Urban myth unsupported by evidence: Ice Cream Men are safe

By Lenore Skenazy . . . Paul DiMarco has been selling ice cream in Poughkeepsie, New York, for two decades. He owns a fleet of trucks. When one mom confided to him, “You gotta be careful because there’s a lot of pedophiles in this world,” he recalls replying, “That attitude falls into the same category as ‘All black people that drive Cadillacs are pimps,’ and ‘All clowns kill little kids.'”

Of course, some real-life ice cream men do have soft-serve for brains. There were the guys in Bensonhurst, Brooklyn, who sold weed from their truck. Elsewhere in New York, an ice cream guy named Kenneth Leiton was busted in 2009 for selling pills and coke; cops caught him when he was dumb enough to park the truck in front of his dealer’s house. In Philadelphia in 2011, an ice cream truck was spotted weaving through the streets. Its operator was found guilty of driving drunk, and in his freezer authorities found not only ice cream novelties but a couple of bottles of his frozen pee. (In his defense, I’ve read it’s hard to find a bathroom while on the job.)

And yes, even the classic nightmare scenario has happened: An ice cream man in upstate New York was found guilty of violating a 9-year-old in his truck in 2004. The incident inspired a state law making it a misdemeanor for a sex offender to operate an ice cream truck. The New York State Senate is now considering bumping that up to a Class D felony.

But hard cases make bad law, and this is no exception. There are more than 700 Mister Softee trucks alone in 15 states, and that’s not counting all the other brands.

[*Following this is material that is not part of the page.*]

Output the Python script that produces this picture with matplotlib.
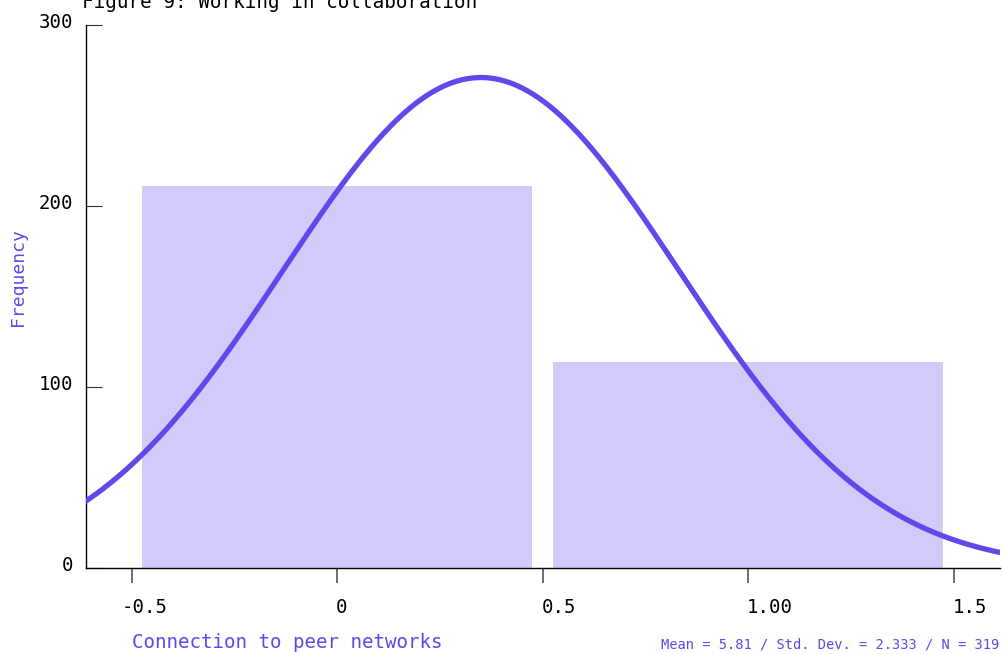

A predator or two, a gaggle of drug dealers, and a horror movie—1995’s The Ice Cream Man didn’t do the industry any favors—do not an entire profession dishonor.

Fear of ice cream peddlers points to a larger problem few parents want to admit to: our collective mistrust of any man who chooses to work with kids. From male day care employees to school bus drivers to Cub Scout leaders, they’re all potential predators until proven otherwise.

And they can’t prove otherwise. How can you prove a negative?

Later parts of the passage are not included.